* **PROBLEM TO WORK ON**
Check every line below for the word "Clone" and copy the ones that have it.

-------- INFORMATION PROVIDED --------

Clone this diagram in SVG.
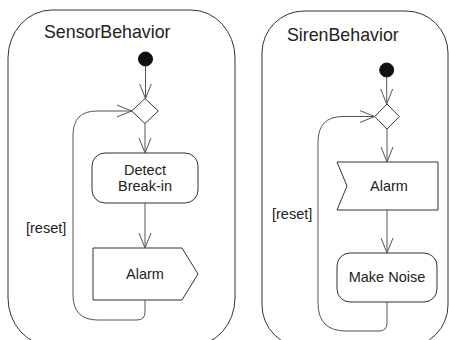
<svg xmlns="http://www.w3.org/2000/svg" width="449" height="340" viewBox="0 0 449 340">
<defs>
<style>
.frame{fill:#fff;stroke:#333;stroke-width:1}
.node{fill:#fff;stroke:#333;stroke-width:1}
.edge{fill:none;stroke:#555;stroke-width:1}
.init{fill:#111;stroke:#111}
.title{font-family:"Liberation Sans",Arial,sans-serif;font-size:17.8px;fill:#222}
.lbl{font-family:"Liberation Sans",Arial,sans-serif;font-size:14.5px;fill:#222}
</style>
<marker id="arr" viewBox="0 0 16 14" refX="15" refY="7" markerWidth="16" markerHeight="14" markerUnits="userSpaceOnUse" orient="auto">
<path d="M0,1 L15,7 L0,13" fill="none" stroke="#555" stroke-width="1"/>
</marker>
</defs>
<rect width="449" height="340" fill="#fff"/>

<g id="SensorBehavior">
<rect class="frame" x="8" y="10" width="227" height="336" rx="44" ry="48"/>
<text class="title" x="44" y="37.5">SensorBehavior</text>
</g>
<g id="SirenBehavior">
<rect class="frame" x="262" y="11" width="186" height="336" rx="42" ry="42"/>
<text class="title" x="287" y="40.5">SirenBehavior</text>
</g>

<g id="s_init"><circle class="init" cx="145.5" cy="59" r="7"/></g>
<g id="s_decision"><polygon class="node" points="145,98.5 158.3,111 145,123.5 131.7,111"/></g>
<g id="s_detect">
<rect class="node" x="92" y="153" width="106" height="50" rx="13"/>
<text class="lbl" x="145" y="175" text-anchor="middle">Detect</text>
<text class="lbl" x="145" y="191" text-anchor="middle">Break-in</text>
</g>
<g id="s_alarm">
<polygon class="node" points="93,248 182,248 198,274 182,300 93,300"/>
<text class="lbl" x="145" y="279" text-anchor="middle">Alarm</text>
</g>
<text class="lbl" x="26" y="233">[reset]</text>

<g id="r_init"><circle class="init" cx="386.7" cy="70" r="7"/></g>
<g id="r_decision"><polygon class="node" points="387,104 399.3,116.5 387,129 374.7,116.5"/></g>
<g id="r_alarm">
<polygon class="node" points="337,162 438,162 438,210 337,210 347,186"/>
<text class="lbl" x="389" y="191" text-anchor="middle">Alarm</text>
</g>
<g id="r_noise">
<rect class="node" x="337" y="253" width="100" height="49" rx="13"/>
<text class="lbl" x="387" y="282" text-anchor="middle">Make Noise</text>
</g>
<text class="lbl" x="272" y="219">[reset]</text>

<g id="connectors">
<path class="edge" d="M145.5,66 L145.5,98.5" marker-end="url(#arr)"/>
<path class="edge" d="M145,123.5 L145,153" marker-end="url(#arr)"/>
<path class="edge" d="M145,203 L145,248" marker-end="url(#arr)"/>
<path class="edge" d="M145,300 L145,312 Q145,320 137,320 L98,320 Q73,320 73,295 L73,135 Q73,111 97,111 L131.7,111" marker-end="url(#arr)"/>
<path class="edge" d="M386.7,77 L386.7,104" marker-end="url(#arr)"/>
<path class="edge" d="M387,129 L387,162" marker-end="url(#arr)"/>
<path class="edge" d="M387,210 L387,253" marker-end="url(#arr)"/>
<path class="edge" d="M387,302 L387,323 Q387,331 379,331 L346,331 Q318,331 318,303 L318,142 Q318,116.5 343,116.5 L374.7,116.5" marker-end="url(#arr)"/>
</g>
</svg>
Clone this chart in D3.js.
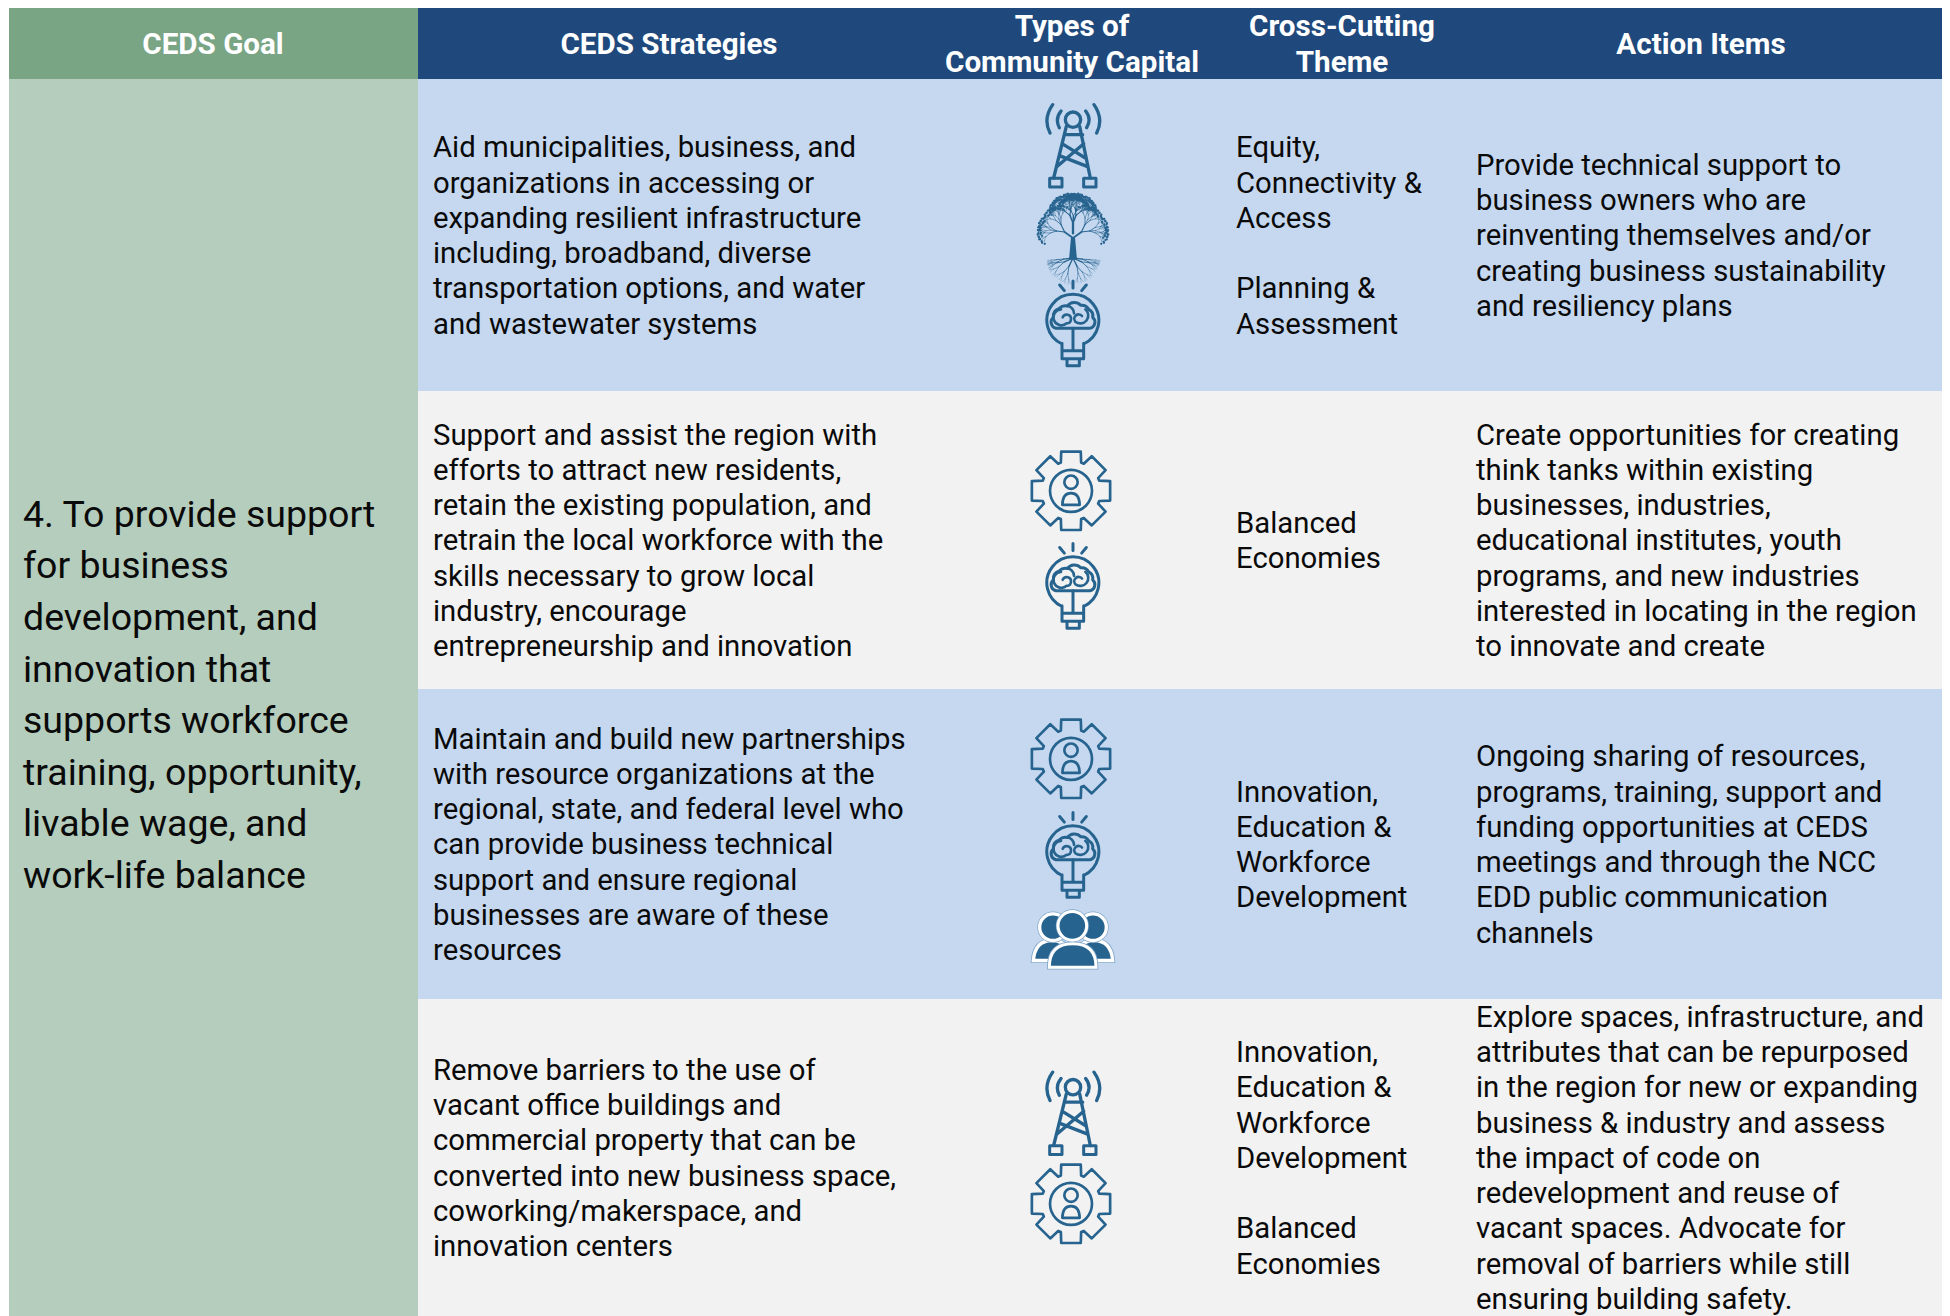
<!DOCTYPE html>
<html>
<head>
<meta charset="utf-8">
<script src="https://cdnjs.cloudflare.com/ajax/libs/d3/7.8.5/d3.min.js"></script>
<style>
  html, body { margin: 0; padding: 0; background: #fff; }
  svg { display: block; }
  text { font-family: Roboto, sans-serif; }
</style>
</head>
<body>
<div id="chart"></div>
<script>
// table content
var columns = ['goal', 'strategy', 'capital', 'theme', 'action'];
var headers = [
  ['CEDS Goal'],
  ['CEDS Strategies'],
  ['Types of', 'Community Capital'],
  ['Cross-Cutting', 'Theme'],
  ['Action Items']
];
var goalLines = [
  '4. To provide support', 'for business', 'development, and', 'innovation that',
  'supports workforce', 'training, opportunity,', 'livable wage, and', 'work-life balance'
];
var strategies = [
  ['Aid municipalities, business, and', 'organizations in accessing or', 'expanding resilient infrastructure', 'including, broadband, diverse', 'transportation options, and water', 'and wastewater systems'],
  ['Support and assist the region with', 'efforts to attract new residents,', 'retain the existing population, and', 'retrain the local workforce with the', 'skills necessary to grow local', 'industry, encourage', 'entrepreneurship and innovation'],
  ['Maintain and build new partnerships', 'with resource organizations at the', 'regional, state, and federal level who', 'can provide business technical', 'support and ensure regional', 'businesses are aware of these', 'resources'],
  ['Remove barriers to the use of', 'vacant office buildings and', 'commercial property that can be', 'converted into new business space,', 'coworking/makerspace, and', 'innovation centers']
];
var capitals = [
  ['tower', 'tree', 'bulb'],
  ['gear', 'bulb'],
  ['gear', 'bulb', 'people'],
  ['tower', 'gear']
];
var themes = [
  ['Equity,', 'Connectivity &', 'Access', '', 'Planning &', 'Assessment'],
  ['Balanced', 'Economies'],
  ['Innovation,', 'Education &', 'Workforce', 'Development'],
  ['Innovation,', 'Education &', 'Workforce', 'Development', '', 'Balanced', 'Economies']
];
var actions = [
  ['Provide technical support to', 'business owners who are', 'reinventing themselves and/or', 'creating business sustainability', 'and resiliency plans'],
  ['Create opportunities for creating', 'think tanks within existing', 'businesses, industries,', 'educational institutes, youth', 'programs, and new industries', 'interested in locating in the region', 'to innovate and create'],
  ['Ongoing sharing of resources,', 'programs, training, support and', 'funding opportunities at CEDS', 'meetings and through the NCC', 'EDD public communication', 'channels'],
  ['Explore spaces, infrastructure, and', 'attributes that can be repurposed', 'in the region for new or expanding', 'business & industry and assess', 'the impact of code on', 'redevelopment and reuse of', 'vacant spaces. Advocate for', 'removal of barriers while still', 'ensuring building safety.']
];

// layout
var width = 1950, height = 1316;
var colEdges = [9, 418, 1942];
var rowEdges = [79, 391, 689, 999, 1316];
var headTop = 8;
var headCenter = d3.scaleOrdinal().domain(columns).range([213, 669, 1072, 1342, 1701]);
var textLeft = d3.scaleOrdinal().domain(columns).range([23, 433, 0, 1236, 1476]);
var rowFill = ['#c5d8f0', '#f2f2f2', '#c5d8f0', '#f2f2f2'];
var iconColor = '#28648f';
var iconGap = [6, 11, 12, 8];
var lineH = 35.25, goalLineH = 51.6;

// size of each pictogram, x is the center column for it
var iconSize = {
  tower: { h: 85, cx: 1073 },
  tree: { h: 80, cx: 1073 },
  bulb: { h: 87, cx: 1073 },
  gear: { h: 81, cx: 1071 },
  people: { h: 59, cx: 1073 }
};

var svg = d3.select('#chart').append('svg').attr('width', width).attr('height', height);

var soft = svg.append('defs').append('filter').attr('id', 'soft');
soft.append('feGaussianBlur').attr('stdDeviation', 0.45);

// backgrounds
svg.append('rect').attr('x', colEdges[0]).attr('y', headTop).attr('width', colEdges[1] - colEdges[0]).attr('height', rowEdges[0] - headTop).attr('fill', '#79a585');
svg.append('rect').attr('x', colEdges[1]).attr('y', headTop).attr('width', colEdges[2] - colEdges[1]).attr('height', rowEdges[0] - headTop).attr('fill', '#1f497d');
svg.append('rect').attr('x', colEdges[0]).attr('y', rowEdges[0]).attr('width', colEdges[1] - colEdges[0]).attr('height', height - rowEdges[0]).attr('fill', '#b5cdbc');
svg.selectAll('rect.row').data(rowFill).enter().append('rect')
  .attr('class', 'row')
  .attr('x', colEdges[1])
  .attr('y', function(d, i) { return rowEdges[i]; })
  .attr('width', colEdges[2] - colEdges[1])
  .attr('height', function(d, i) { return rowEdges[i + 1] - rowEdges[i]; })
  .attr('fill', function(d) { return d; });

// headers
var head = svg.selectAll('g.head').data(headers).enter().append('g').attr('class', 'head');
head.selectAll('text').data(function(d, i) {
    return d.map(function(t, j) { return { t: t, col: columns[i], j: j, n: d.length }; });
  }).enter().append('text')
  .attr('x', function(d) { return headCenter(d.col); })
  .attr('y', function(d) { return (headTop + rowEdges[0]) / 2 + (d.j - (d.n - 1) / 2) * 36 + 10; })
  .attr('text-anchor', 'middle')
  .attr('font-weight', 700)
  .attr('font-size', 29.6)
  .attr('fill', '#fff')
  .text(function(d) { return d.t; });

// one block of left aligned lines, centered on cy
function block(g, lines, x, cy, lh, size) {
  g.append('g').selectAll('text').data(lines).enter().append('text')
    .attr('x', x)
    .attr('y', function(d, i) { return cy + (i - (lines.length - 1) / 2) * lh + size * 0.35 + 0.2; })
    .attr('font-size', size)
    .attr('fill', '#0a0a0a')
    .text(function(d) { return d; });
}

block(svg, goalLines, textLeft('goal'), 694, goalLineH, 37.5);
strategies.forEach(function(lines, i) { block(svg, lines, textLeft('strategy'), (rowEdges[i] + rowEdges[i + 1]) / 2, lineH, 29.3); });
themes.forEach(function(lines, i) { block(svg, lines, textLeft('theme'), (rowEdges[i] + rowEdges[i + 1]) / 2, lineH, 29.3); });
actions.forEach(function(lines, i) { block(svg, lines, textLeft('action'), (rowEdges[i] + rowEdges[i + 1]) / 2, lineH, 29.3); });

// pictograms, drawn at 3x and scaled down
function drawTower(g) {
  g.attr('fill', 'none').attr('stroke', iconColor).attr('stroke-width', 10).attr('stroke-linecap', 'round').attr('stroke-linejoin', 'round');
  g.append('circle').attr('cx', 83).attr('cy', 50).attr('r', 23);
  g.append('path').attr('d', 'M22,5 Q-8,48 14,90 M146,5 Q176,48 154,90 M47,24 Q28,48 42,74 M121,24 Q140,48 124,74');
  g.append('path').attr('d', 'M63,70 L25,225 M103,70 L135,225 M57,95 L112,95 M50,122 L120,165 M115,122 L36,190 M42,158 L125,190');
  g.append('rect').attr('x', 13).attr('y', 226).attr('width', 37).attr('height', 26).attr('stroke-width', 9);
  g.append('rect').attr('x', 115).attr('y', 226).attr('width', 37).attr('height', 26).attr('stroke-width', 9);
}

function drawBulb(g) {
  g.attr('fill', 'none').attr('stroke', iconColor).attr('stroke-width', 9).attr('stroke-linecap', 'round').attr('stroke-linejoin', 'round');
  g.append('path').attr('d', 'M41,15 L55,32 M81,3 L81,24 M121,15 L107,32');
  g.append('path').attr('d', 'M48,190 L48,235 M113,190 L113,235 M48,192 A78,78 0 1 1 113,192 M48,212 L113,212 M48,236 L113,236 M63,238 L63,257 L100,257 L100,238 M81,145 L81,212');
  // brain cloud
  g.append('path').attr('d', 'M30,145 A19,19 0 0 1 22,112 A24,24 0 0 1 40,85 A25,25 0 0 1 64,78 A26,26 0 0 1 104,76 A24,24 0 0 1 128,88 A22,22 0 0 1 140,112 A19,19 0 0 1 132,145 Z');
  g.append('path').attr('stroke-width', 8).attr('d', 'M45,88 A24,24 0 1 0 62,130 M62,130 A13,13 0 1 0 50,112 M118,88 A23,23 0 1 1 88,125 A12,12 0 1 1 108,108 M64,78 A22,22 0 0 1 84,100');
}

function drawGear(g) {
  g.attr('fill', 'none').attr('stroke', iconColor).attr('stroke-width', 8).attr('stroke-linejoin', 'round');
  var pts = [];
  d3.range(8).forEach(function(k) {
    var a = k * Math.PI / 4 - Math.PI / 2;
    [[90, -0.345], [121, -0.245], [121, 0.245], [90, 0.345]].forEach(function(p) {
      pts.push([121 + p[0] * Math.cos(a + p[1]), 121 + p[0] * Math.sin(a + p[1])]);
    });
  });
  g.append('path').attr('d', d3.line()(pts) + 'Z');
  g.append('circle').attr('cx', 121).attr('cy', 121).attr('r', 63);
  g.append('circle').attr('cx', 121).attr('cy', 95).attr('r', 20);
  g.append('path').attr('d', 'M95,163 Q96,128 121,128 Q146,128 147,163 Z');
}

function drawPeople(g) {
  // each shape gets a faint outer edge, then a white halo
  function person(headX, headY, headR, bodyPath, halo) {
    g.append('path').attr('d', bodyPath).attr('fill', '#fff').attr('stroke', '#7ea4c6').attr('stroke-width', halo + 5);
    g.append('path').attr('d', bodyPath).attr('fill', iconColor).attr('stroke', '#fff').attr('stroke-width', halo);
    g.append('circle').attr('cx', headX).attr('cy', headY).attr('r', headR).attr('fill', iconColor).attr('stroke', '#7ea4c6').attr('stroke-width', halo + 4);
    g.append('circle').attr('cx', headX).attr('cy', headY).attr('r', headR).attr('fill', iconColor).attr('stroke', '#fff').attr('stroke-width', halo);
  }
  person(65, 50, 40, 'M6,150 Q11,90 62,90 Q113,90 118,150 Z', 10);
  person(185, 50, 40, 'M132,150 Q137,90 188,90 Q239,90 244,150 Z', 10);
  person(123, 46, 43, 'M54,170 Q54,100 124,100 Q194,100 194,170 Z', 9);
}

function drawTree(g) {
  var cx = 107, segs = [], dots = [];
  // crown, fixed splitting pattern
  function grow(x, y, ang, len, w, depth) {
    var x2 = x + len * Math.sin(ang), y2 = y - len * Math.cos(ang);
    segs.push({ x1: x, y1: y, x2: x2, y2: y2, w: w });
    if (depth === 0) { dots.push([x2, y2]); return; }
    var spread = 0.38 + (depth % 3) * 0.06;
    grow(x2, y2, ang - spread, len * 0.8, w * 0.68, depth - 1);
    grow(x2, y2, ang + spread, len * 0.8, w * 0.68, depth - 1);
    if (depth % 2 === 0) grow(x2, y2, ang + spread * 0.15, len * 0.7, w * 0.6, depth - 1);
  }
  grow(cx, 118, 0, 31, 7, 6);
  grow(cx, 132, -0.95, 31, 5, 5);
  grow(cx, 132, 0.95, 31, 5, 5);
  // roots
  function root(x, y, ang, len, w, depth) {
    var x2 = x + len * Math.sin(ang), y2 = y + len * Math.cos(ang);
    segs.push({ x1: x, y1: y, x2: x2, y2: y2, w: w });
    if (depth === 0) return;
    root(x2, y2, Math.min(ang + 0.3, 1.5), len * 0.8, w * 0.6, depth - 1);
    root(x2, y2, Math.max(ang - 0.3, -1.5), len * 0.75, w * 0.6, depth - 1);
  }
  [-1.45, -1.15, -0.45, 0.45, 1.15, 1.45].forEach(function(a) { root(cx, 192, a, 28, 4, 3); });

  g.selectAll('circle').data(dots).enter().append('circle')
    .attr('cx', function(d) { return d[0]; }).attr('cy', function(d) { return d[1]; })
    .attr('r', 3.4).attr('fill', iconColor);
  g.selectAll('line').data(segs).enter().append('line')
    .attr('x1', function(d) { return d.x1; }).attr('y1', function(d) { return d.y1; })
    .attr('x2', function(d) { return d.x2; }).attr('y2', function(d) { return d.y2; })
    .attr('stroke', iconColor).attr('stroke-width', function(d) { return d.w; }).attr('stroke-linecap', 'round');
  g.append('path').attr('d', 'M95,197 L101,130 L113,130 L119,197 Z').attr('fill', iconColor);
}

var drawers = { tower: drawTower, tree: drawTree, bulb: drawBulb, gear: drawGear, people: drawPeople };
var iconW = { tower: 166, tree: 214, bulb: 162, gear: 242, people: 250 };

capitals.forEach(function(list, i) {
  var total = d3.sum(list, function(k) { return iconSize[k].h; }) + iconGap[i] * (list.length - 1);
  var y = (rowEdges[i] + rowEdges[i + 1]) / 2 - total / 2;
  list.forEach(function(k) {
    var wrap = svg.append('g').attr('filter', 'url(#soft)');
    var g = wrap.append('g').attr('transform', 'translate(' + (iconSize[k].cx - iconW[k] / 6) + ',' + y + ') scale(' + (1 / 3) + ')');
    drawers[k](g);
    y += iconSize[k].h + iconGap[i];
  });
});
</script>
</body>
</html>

--------

* **SOLUTION**
Clone this diagram in SVG.
Clone this chart in D3.js.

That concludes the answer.